* **DATA PROVIDED**:

++++++++

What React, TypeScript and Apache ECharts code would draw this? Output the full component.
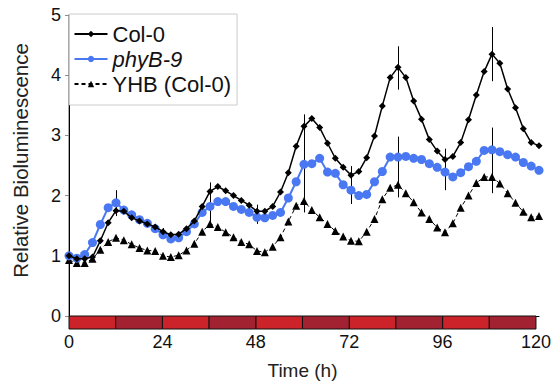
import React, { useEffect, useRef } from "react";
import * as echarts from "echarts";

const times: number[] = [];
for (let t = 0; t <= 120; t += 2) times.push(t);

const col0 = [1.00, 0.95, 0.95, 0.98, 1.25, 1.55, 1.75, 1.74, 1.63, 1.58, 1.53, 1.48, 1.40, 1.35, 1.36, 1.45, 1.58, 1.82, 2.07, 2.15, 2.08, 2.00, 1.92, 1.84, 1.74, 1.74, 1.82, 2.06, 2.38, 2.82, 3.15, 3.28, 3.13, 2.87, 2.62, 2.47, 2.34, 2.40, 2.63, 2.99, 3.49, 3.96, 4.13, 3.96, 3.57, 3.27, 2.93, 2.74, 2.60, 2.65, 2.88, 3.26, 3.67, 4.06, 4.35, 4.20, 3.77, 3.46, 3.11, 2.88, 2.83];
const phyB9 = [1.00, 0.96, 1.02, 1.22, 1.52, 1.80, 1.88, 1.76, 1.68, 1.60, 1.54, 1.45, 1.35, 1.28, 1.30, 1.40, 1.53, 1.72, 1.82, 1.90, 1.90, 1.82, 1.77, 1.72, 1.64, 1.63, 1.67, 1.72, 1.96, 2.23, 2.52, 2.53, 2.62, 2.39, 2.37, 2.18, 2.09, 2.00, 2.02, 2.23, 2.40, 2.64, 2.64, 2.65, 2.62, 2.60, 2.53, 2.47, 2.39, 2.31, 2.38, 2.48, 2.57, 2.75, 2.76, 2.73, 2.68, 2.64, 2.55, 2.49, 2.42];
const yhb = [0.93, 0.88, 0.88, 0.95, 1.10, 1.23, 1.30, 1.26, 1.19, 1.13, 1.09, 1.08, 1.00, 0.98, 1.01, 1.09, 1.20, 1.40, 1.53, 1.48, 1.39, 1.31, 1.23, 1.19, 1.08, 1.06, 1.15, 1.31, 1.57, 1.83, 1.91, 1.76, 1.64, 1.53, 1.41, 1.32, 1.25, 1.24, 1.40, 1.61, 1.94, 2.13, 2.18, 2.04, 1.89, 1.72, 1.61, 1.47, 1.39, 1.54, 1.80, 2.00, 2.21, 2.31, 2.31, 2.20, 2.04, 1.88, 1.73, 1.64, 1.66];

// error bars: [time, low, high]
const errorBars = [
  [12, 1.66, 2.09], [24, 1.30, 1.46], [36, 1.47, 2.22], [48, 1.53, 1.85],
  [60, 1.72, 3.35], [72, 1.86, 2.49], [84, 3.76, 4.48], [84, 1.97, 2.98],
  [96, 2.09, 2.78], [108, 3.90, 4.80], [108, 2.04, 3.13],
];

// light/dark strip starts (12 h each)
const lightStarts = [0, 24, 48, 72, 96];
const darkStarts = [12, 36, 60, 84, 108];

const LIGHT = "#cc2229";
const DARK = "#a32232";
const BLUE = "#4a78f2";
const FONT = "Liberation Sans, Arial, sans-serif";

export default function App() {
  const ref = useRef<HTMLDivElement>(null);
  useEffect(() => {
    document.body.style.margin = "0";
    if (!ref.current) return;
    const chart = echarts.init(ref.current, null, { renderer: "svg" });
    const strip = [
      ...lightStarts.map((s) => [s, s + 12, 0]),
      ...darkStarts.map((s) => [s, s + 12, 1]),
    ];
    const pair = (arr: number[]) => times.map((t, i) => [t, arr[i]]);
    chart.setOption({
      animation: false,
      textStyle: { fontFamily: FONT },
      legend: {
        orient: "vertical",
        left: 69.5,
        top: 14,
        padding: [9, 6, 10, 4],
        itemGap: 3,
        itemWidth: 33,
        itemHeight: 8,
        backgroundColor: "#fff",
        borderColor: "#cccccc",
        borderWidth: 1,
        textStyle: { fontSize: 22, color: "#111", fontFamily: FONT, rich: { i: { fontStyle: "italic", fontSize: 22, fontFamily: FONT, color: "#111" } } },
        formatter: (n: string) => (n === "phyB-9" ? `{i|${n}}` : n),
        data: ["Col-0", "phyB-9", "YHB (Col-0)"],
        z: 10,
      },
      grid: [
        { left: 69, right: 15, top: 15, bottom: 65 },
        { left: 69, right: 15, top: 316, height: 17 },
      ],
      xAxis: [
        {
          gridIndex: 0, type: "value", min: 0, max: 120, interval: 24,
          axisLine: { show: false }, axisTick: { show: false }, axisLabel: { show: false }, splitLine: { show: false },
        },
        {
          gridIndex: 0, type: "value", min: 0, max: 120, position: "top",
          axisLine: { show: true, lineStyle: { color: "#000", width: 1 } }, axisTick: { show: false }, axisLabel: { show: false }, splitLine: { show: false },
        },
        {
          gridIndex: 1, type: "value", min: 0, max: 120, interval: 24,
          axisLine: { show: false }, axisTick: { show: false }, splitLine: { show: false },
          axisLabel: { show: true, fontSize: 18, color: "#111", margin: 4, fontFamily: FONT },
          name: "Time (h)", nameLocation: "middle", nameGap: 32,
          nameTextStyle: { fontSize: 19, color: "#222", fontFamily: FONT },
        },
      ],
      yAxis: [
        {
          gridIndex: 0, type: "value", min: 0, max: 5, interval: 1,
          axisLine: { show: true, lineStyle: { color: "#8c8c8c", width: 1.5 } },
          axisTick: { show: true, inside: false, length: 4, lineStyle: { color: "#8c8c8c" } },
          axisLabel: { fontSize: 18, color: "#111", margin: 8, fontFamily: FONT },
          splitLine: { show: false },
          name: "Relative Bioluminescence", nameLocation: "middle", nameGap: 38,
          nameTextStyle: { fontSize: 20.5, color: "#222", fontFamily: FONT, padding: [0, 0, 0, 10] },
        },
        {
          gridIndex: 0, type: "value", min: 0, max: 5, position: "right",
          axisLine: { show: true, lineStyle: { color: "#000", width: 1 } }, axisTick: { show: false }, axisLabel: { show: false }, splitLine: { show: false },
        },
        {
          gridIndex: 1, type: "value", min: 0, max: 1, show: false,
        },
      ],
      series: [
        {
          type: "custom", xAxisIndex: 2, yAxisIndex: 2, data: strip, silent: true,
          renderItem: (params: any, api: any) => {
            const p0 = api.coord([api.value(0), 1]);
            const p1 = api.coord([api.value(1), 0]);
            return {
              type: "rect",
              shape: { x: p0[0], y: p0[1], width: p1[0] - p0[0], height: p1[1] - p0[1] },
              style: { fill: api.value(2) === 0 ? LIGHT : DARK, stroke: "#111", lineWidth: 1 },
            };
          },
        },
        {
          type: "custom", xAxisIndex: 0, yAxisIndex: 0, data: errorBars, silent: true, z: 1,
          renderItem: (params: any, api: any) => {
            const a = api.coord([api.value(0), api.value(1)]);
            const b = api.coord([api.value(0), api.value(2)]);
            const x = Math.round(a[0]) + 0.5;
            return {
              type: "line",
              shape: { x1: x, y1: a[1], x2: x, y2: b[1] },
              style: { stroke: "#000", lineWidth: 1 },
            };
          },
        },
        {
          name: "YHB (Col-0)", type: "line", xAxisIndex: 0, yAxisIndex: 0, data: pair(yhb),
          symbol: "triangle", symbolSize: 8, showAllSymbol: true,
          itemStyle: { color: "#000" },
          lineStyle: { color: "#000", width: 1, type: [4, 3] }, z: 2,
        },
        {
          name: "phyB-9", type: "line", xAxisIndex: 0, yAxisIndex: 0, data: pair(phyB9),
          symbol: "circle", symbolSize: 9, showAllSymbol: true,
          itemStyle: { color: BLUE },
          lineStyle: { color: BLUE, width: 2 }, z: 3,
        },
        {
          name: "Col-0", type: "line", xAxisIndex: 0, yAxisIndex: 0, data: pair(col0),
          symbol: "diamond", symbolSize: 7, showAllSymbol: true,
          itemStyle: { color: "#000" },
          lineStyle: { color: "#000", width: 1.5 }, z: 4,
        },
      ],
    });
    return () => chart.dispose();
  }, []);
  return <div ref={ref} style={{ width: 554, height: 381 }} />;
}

++++++++

Copy nothing but the lines from the top of the material through the line holding "for (let t = 0;", exactly as written; omit pictures.

What React, TypeScript and Apache ECharts code would draw this? Output the full component.
import React, { useEffect, useRef } from "react";
import * as echarts from "echarts";

const times: number[] = [];
for (let t = 0; t <= 120; t += 2) times.push(t);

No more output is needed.